Washington, DC—When Layli Miller-Muro, the founder and executive director of Tahirih Justice Center, stood behind the podium at the Andrew W. Mellon Auditorium and looked out at the crowd, she saw an army of supporters, standing at the ready.

Moments before, she’d asked several different groups of people to stand—from lawyers to board members, from staff to volunteers—in order to acknowledge the people who make it possible for Tahirih to fight for justice, dignity, and safety, for every woman and girl.

Half of the crowd of 400 at the Tahirih Justice Center 18th Annual Gala were on their feet.

Visibly moved, she sincerely thanked the sea of people who have had a direct impact on Tahirih’s ability to serve the brave immigrant women and girls who refuse to be victims of violence.

The clients who come to Tahirih Justice Center are “incredibly courageous, they are women who know what they want,” Miller-Muro reminded the audience, and they demand justice and affect transformation in their communities as well as in their own circumstances.

But the efforts that go into supporting Tahirih’s clients, between free legal services, social services, and instituting policy changes, are no small feat.

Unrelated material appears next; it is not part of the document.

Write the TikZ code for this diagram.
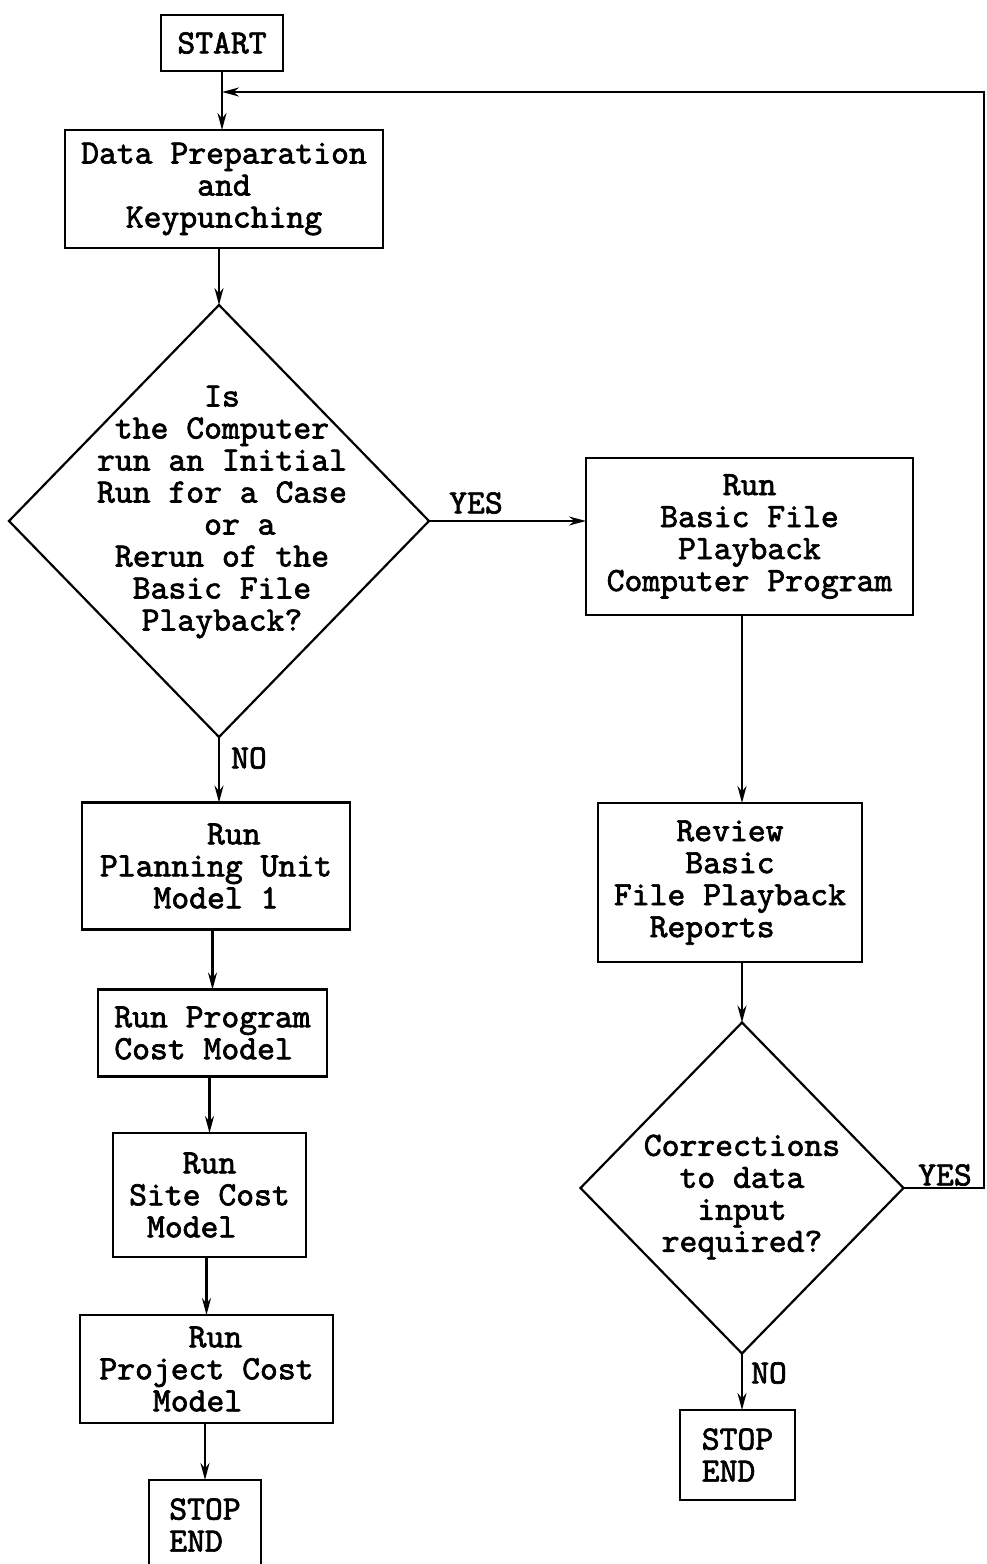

Now comprised of over 50 people in three different parts of the country, the dedicated staff of Tahirih Justice Center are on the front lines of the battle against gender-based violence every day.

“The staff are the ones who hear hours and hours of stories of torture,” Miller-Muro remarked. “They hear hours of stories of young girls and of women who have suffered in ways that are hard for us to comprehend.”

The executive director, who founded Tahirih Justice Center in 1997 following her involvement in a precedent-setting asylum case, recognized the weight of the responsibility on Tahirih staff “for whether that 12-year-old girl will be raped again by the man she was sold to,” or “for whether the mother in her office will have to watch her infant daughter undergo female genital mutilation,” to name just two of the horrors Tahirih’s courageous clients may face.

“This is the world Tahirih Justice Center staff live in, this is the world our clients live in. This is the world that you live in. But you have an opportunity to change that reality,” Layli told the assembled guests and dignitaries.

Last year alone, Tahirih litigated nine hundred and nine cases, thanks to not only the hardworking staff, but also the legions of pro-bono lawyers, board members, volunteers, and donors, who together contribute to a comprehensive strategy that attacks the issue of gender-based violence on multiple levels.

In closing, Layli thanked the audience “for sharing [their] heart.”

“You all are our army, and we cannot do this work without you, thank you for being our partners and for fighting on the front lines with us.”